From a technical implementation perspective, Spark SQL's physical execution plan includes the BroadcastExchangeExec operator, responsible for broadcasting dataset distribution. This operator's doExecuteBroadcast method calls ThreadUtils.awaitResult(relationFuture, timeout) to wait for broadcast completion, where the timeout parameter is controlled by the spark.sql.broadcastTimeout configuration item. With a default value of 300 seconds, when broadcast operations exceed this threshold, the system throws a timeout exception.
Solution One: Adjusting Timeout Configuration
The most direct solution is to increase the broadcast timeout duration. By modifying the spark.sql.broadcastTimeout configuration parameter, you can extend the system's waiting window for broadcast completion. In Scala, this can be configured as follows:
spark.conf.set("spark.sql.broadcastTimeout", 36000)
In PySpark, configuration can be done during SparkSession creation:
spark = SparkSession \
.builder \
.appName("Your App") \
.config("spark.sql.broadcastTimeout", "36000") \
.getOrCreate()
Setting the timeout to 36000 seconds (10 hours) can handle most large-scale data broadcasting scenarios. Note that setting a negative value disables the timeout mechanism, causing the system to wait indefinitely for broadcast completion, but this may lead to prolonged resource occupation.
Solution Two: Enforcing Shuffle Joins
Another strategy involves using the persist() method to alter Spark's join strategy selection. When persist() is called on a DataFrame, Spark marks it for persistent storage, which typically causes the execution engine to choose shuffle joins over broadcast joins.
val persistedDF1 = libriFirstTable50Plus3DF.persist()
val persistedDF2 = linkPersonItemLessThan500DF.persist()
val userTripletRankDF = persistedDF2
.join(persistedDF1, Seq("family_id"))
Shuffle joins implement connection operations through data repartitioning and shuffling. While this may increase disk I/O and network transmission overhead, it avoids timeout risks associated with broadcasting large datasets. This method is particularly suitable when smaller datasets remain too large for broadcasting.
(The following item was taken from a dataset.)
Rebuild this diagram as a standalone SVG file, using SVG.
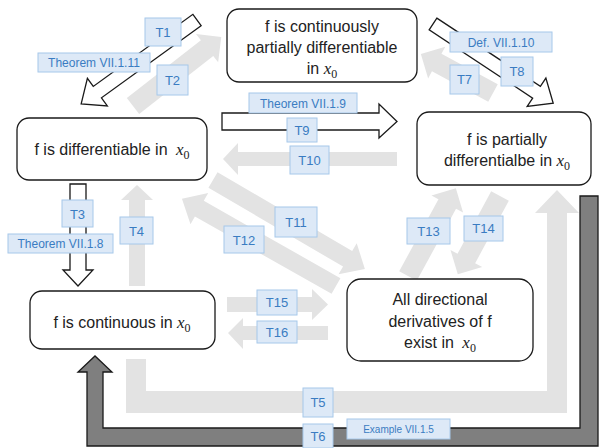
<svg xmlns="http://www.w3.org/2000/svg" width="601" height="448" viewBox="0 0 601 448">
<style>
.node rect{fill:#fff;stroke:#1a1a1a;stroke-width:1.3}
.nt{font-family:"Liberation Sans",Arial,sans-serif;font-size:16px;fill:#222;text-anchor:middle}
.mx{font-family:"Liberation Serif",serif;font-style:italic;font-size:17px}
.sub{font-family:"Liberation Serif",serif;font-size:12px}
.g{fill:#e3e3e3;stroke:none}
.o{fill:#fff;stroke:#1a1a1a;stroke-width:1.3}
.d{fill:#7f7f7f;stroke:#1a1a1a;stroke-width:1.3}
.lb rect{fill:#dde9f7;stroke:#a6c8ea;stroke-width:1}
.lb text{font-family:"Liberation Sans",Arial,sans-serif;fill:#3a7cc2;text-anchor:middle}
.t{font-size:13px}
.th{font-size:12px}
.ex{font-size:10px}
</style>
<g id="connectors">
  <path class="g" d="M126,359 L146,359 L146,391 L547,391 L547,213 L535,213 L557,190 L579,213 L567,213 L567,413 L126,413 Z"/>
  <path class="d" d="M87,446 L87,372 L78,372 L95,356 L112,372 L103,372 L103,428 L580,428 L580,196 L598,196 L598,446 Z"/>
  <polygon class="o" points="0,-7 123,-7 123,-17 143,0 123,17 123,7 0,7" transform="translate(197,20) rotate(144.1)"/>
  <polygon class="g" points="0,-10 94,-10 94,-18 112,0 94,18 94,10 0,10" transform="translate(133,106) rotate(-38)"/>
  <polygon class="g" points="0,-10 64,-10 64,-18 82,0 64,18 64,10 0,10" transform="translate(493,93) rotate(-151.6)"/>
  <polygon class="o" points="0,-7 124,-7 124,-17 144,0 124,17 124,7 0,7" transform="translate(433,24) rotate(33.4)"/>
  <polygon class="o" points="222,113 379,113 379,104 397,121.5 379,138 379,130 222,130"/>
  <polygon class="g" points="397,152 238,152 238,143 223,159 238,175 238,166 397,166"/>
  <polygon class="o" points="70,184 86,184 86,270 93,270 78,286 63,270 70,270"/>
  <polygon class="g" points="129,286 129,200 121,200 137,185 153,200 145,200 145,286"/>
  <polygon class="g" points="0,-9 156,-9 156,-18 176,0 156,18 156,9 0,9" transform="translate(213,180) rotate(30.35)"/>
  <polygon class="g" points="0,-9 157,-9 157,-18 177,0 157,18 157,9 0,9" transform="translate(336,286) rotate(-150.5)"/>
  <polygon class="g" points="0,-10 82,-10 82,-18 100,0 82,18 82,10 0,10" transform="translate(408,276) rotate(-61.4)"/>
  <polygon class="g" points="0,-10 71,-10 71,-18 89,0 71,18 71,10 0,10" transform="translate(500,196) rotate(118.3)"/>
  <polygon class="g" points="227,297 312,297 312,289 328,304.5 312,320 312,312 227,312"/>
  <polygon class="g" points="328,326 243,326 243,318 228,333 243,349 243,340 328,340"/>

  <g class="lb">
    <rect x="145" y="18" width="36" height="28"/><text class="t" x="163" y="37">T1</text>
    <rect x="38" y="53" width="112" height="19"/><text class="th" x="94" y="67">Theorem VII.1.11</text>
    <rect x="157" y="65" width="31" height="30"/><text class="t" x="172.5" y="85">T2</text>
    <rect x="450" y="32" width="102" height="20"/><text class="th" x="501" y="46.5">Def. VII.1.10</text>
    <rect x="501" y="57" width="32" height="29"/><text class="t" x="517" y="76">T8</text>
    <rect x="450" y="65" width="29" height="29"/><text class="t" x="464.5" y="84">T7</text>
    <rect x="249" y="93" width="108" height="20"/><text class="th" x="303" y="107.5">Theorem VII.1.9</text>
    <rect x="287" y="118" width="30" height="24"/><text class="t" x="302" y="135">T9</text>
    <rect x="290" y="146" width="39" height="28"/><text class="t" x="309.5" y="165">T10</text>
    <rect x="275" y="207" width="42" height="30"/><text class="t" x="296" y="227">T11</text>
    <rect x="224" y="226" width="40" height="27"/><text class="t" x="244" y="244.5">T12</text>
    <rect x="62" y="200" width="31" height="27"/><text class="t" x="77.5" y="218.5">T3</text>
    <rect x="8" y="234" width="105" height="19"/><text class="th" x="60.5" y="248">Theorem VII.1.8</text>
    <rect x="120" y="217" width="33" height="27"/><text class="t" x="136.5" y="235.5">T4</text>
    <rect x="407" y="218" width="43" height="26"/><text class="t" x="428.5" y="235.5">T13</text>
    <rect x="464" y="216" width="39" height="25"/><text class="t" x="483.5" y="233">T14</text>
    <rect x="257" y="290" width="40" height="25"/><text class="t" x="277" y="307">T15</text>
    <rect x="257" y="321" width="40" height="22"/><text class="t" x="277" y="337">T16</text>
    <rect x="303" y="388" width="30" height="29"/><text class="t" x="318" y="407">T5</text>
    <rect x="303" y="424" width="30" height="24"/><text class="t" x="318" y="441">T6</text>
    <rect x="347" y="419" width="103" height="20"/><text class="ex" x="398.5" y="432.5">Example VII.1.5</text>
  </g>
</g>

<g id="node-cont-part-diff" class="node">
  <rect x="227" y="9" width="190" height="73" rx="12"/>
  <text class="nt" x="322" y="31.5">f is continuously</text>
  <text class="nt" x="322" y="52.5">partially differentiable</text>
  <text class="nt" x="322" y="73.5">in <tspan class="mx">x</tspan><tspan class="sub" dy="4">0</tspan></text>
</g>
<g id="node-diff" class="node">
  <rect x="17" y="118" width="190" height="62" rx="12"/>
  <text class="nt" x="112" y="155">f is differentiable in <tspan class="mx" dx="4">x</tspan><tspan class="sub" dy="4">0</tspan></text>
</g>
<g id="node-part-diff" class="node">
  <rect x="417" y="112" width="174" height="73" rx="12"/>
  <text class="nt" x="507" y="145">f is partially</text>
  <text class="nt" x="507" y="166">differentialbe in <tspan class="mx">x</tspan><tspan class="sub" dy="4">0</tspan></text>
</g>
<g id="node-continuous" class="node">
  <rect x="30" y="291" width="185" height="58" rx="12"/>
  <text class="nt" x="122" y="328">f is continuous in <tspan class="mx">x</tspan><tspan class="sub" dy="4">0</tspan></text>
</g>
<g id="node-directional" class="node">
  <rect x="347" y="279" width="186" height="82" rx="14"/>
  <text class="nt" x="440" y="305">All directional</text>
  <text class="nt" x="440" y="327">derivatives of f</text>
  <text class="nt" x="440" y="348">exist in <tspan class="mx" dx="4">x</tspan><tspan class="sub" dy="4">0</tspan></text>
</g>
</svg>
Join Strategy Optimization Recommendations
Beyond the two solutions mentioned above, join performance can also be optimized by adjusting the broadcast threshold parameter. The spark.sql.autoBroadcastJoinThreshold parameter controls the maximum table size (in bytes) for automatic broadcast join selection. With a default value of 10MB, when table sizes exceed this threshold, Spark prioritizes other join strategies.
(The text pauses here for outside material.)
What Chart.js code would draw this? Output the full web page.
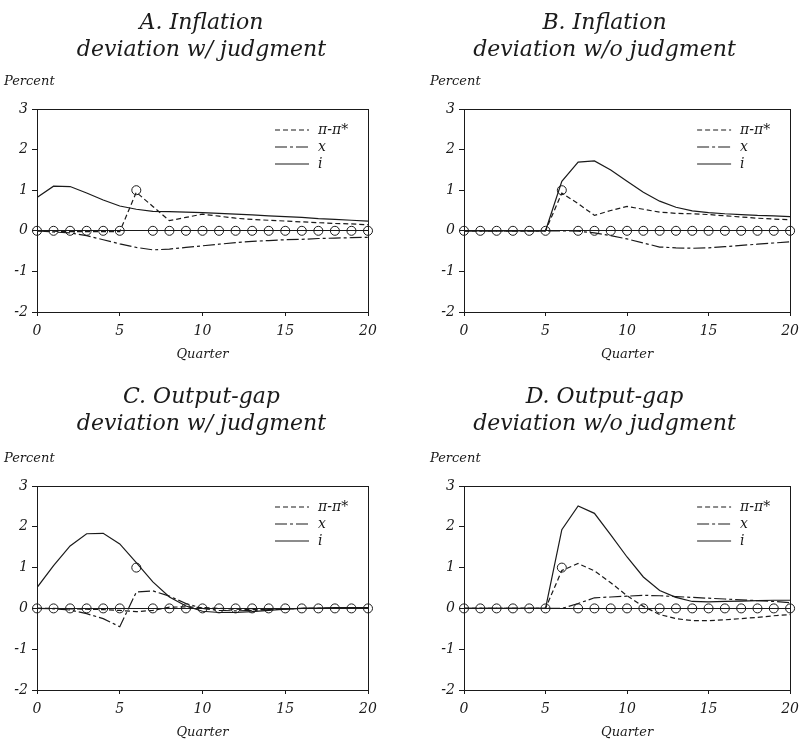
<!DOCTYPE html>
<html>
<head>
<meta charset="utf-8">
<title>Policy responses to judgment</title>
<script src="https://cdn.jsdelivr.net/npm/chart.js@4.4.1/dist/chart.umd.min.js"></script>
<style>
  body { margin: 0; background: #fff; }
  #page { position: relative; width: 806px; height: 741px; }
  .panel { position: absolute; }
</style>
</head>
<body>
<div id="page">
  <div class="panel" style="left:0;top:0;width:403px;height:370px"><canvas id="chartA"></canvas></div>
  <div class="panel" style="left:403px;top:0;width:403px;height:370px"><canvas id="chartB"></canvas></div>
  <div class="panel" style="left:0;top:377px;width:403px;height:364px"><canvas id="chartC"></canvas></div>
  <div class="panel" style="left:403px;top:377px;width:403px;height:364px"><canvas id="chartD"></canvas></div>
</div>
<script>
// quarters 0..20 and the judgment (circles) path shared by all panels
const quarters = [0, 1, 2, 3, 4, 5, 6, 7, 8, 9, 10, 11, 12, 13, 14, 15, 16, 17, 18, 19, 20];
const judgment = [0, 0, 0, 0, 0, 0, 1, 0, 0, 0, 0, 0, 0, 0, 0, 0, 0, 0, 0, 0, 0];
const xTicks = [0, 5, 10, 15, 20];
const yTicks = [-2, -1, 0, 1, 2, 3];
const seriesNames = ['π-π*', 'x', 'i'];

// A. Inflation deviation w/ judgment
const inflA = [0, -0.01, -0.02, -0.02, -0.02, -0.02, 0.95, 0.6, 0.25, 0.33, 0.41, 0.36, 0.31, 0.28, 0.26, 0.24, 0.22, 0.2, 0.18, 0.17, 0.15];
const gapA = [0, -0.03, -0.05, -0.12, -0.22, -0.32, -0.41, -0.47, -0.45, -0.41, -0.37, -0.33, -0.29, -0.26, -0.24, -0.22, -0.21, -0.19, -0.18, -0.17, -0.16];
const rateA = [0.82, 1.1, 1.09, 0.93, 0.76, 0.61, 0.53, 0.48, 0.47, 0.46, 0.45, 0.43, 0.41, 0.39, 0.37, 0.35, 0.33, 0.3, 0.28, 0.26, 0.24];

// B. Inflation deviation w/o judgment
const inflB = [0, 0, 0, 0, 0, 0, 0.93, 0.67, 0.38, 0.5, 0.6, 0.53, 0.46, 0.43, 0.42, 0.4, 0.37, 0.34, 0.31, 0.29, 0.27];
const gapB = [0, 0, 0, 0, 0, 0, 0, -0.01, -0.05, -0.12, -0.2, -0.3, -0.4, -0.42, -0.43, -0.42, -0.39, -0.36, -0.33, -0.3, -0.27];
const rateB = [0, 0, 0, 0, 0, 0, 1.22, 1.69, 1.72, 1.5, 1.22, 0.95, 0.73, 0.58, 0.49, 0.45, 0.42, 0.4, 0.38, 0.37, 0.35];

// C. Output-gap deviation w/ judgment
const inflC = [0, 0, -0.01, -0.02, -0.03, -0.05, -0.08, -0.05, 0.03, 0.04, 0.02, 0, -0.02, -0.03, -0.02, -0.01, 0, 0, 0, 0, 0];
const gapC = [0, -0.01, -0.04, -0.13, -0.25, -0.45, 0.4, 0.43, 0.3, 0.12, 0, -0.05, -0.06, -0.05, -0.03, -0.01, 0, 0, 0, 0, 0];
const rateC = [0.51, 1.05, 1.53, 1.83, 1.84, 1.58, 1.12, 0.65, 0.28, 0.06, -0.07, -0.1, -0.1, -0.08, -0.05, -0.02, 0, 0.01, 0.02, 0.02, 0.02];

// D. Output-gap deviation w/o judgment
const inflD = [0, 0, 0, 0, 0, 0, 0.93, 1.1, 0.92, 0.63, 0.31, 0.05, -0.15, -0.25, -0.3, -0.3, -0.28, -0.25, -0.22, -0.18, -0.15];
const gapD = [0, 0, 0, 0, 0, 0, 0, 0.12, 0.26, 0.28, 0.3, 0.32, 0.31, 0.29, 0.27, 0.25, 0.23, 0.21, 0.19, 0.17, 0.14];
const rateD = [0, 0, 0, 0, 0, 0, 1.93, 2.51, 2.33, 1.8, 1.26, 0.77, 0.44, 0.27, 0.17, 0.16, 0.17, 0.18, 0.19, 0.2, 0.2];

const INK = '#1a1a1a';
const SERIF = '"DejaVu Serif", "Liberation Serif", serif';

function toPoints(values) {
  return quarters.map((q, k) => ({x: q, y: values[k]}));
}

// frame, two-line title, "Percent" unit label and the in-plot legend
const panelDecor = {
  id: 'panelDecor',
  afterDraw(chart, args, opts) {
    const {ctx, chartArea: a} = chart;
    ctx.save();
    ctx.strokeStyle = INK;
    ctx.lineWidth = 1;
    ctx.strokeRect(Math.round(a.left) + 0.5, Math.round(a.top) + 0.5, Math.round(a.right - a.left), Math.round(a.bottom - a.top));

    ctx.fillStyle = INK;
    ctx.textAlign = 'center';
    ctx.textBaseline = 'alphabetic';
    ctx.font = 'italic 22px ' + SERIF;
    opts.title.forEach((line, k) => ctx.fillText(line, chart.width / 2, opts.titleY + k * 27));

    ctx.textAlign = 'left';
    ctx.textBaseline = 'middle';
    ctx.font = 'italic 13px ' + SERIF;
    ctx.fillText('Percent', opts.unitX, a.top - 27);

    // legend, top-right inside the plot
    ctx.font = 'italic 14px ' + SERIF;
    chart.data.datasets.forEach((ds, k) => {
      if (!ds.inLegend) return;
      const y = a.top + 21 + k * 17;
      ctx.beginPath();
      ctx.setLineDash(ds.borderDash || []);
      ctx.lineWidth = ds.borderWidth;
      ctx.moveTo(a.right - 93, y);
      ctx.lineTo(a.right - 59, y);
      ctx.stroke();
      ctx.setLineDash([]);
      ctx.fillText(ds.label, a.right - 50, y);
    });
    ctx.restore();
  }
};

function makePanel(id, title, infl, gap, rate, isRight, isBottom) {
  const lineStyle = {borderColor: INK, borderWidth: 1.2, pointRadius: 0, tension: 0, fill: false, inLegend: true};
  new Chart(document.getElementById(id), {
    type: 'line',
    data: {
      datasets: [
        Object.assign({label: seriesNames[0], data: toPoints(infl), borderDash: [5, 3]}, lineStyle),
        Object.assign({label: seriesNames[1], data: toPoints(gap), borderDash: [12, 3, 3, 3]}, lineStyle),
        Object.assign({label: seriesNames[2], data: toPoints(rate)}, lineStyle),
        {
          label: 'judgment',
          data: toPoints(judgment),
          showLine: false,
          pointRadius: 4.5,
          pointBorderWidth: 1,
          pointBorderColor: INK,
          pointBackgroundColor: 'rgba(0,0,0,0)',
          clip: false
        }
      ]
    },
    options: {
      responsive: true,
      maintainAspectRatio: false,
      animation: false,
      events: [],
      layout: {
        padding: {left: isRight ? 31 : 7, right: isRight ? 10 : 35, top: 109, bottom: isBottom ? 1 : 8}
      },
      plugins: {
        legend: {display: false},
        tooltip: {enabled: false},
        panelDecor: {title: title, titleY: isBottom ? 26 : 29, unitX: isRight ? 27 : 4}
      },
      scales: {
        x: {
          type: 'linear',
          min: xTicks[0],
          max: xTicks[xTicks.length - 1],
          afterFit(s) { s.height = 50; },
          afterBuildTicks(s) { s.ticks = xTicks.map(v => ({value: v})); },
          ticks: {color: INK, padding: 7, maxRotation: 0, font: {family: SERIF, size: 14, style: 'italic'}},
          grid: {drawOnChartArea: false, color: INK, tickLength: 4},
          border: {color: INK, width: 1},
          title: {display: true, text: 'Quarter', color: INK, padding: {top: 0, bottom: 0}, font: {family: SERIF, size: 13, style: 'italic'}}
        },
        y: {
          type: 'linear',
          min: yTicks[0],
          max: yTicks[yTicks.length - 1],
          afterFit(s) { s.width = 30; },
          afterBuildTicks(s) { s.ticks = yTicks.map(v => ({value: v})); },
          ticks: {color: INK, padding: 4, font: {family: SERIF, size: 14, style: 'italic'}},
          grid: {
            color: c => (c.tick && c.tick.value === 0 ? INK : 'rgba(0,0,0,0)'),
            tickColor: INK,
            tickLength: 5,
            lineWidth: 1
          },
          border: {color: INK, width: 1}
        }
      }
    },
    plugins: [panelDecor]
  });
}

makePanel('chartA', ['A. Inflation', 'deviation w/ judgment'], inflA, gapA, rateA, false, false);
makePanel('chartB', ['B. Inflation', 'deviation w/o judgment'], inflB, gapB, rateB, true, false);
makePanel('chartC', ['C. Output-gap', 'deviation w/ judgment'], inflC, gapC, rateC, false, true);
makePanel('chartD', ['D. Output-gap', 'deviation w/o judgment'], inflD, gapD, rateD, true, true);
</script>
</body>
</html>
// Increase broadcast threshold to 100MB
spark.conf.set("spark.sql.autoBroadcastJoinThreshold", 104857600)
// Completely disable broadcast joins
spark.conf.set("spark.sql.autoBroadcastJoinThreshold", -1)
In practical applications, it is recommended to use the explain() method to examine query execution plans and understand Spark's selected join strategy. By comprehensively adjusting relevant configuration parameters based on data scale, cluster resources, and performance requirements, join operations can be optimized effectively.
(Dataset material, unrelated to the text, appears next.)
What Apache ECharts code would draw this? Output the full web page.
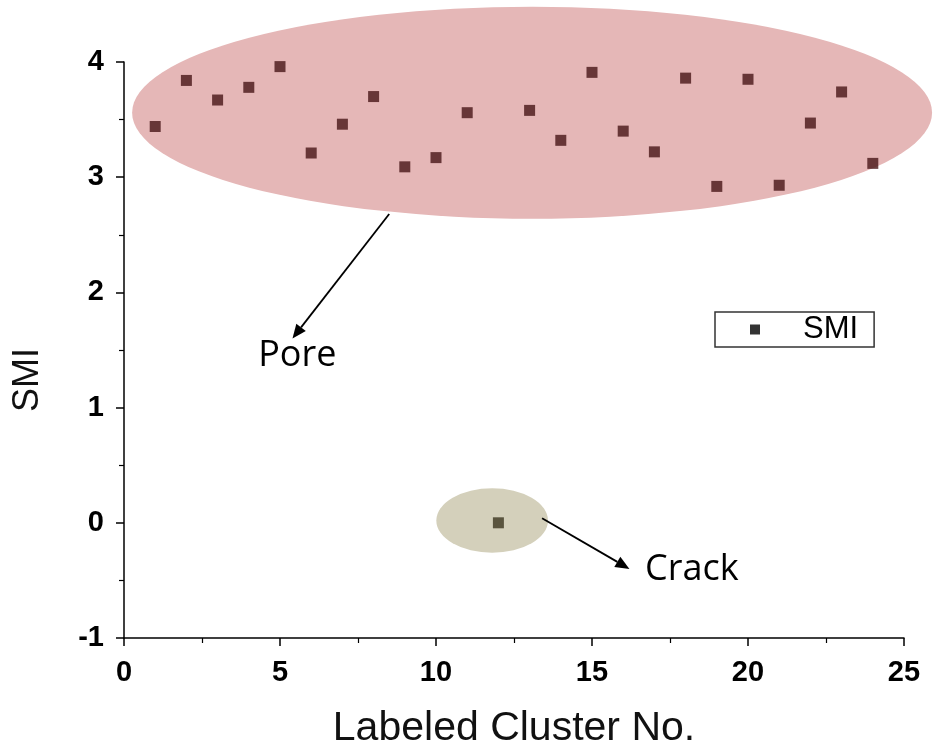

Performance Considerations and Best Practices
When handling large-scale data joins, multiple performance factors must be considered comprehensively. Broadcast joins are suitable for smaller datasets, reducing shuffle overhead but limited by network bandwidth and memory resources. Shuffle joins are appropriate for large-scale datasets but may increase disk and network load. It is recommended to conduct performance testing before actual deployment and select the most suitable join strategy and parameter configuration based on specific scenarios.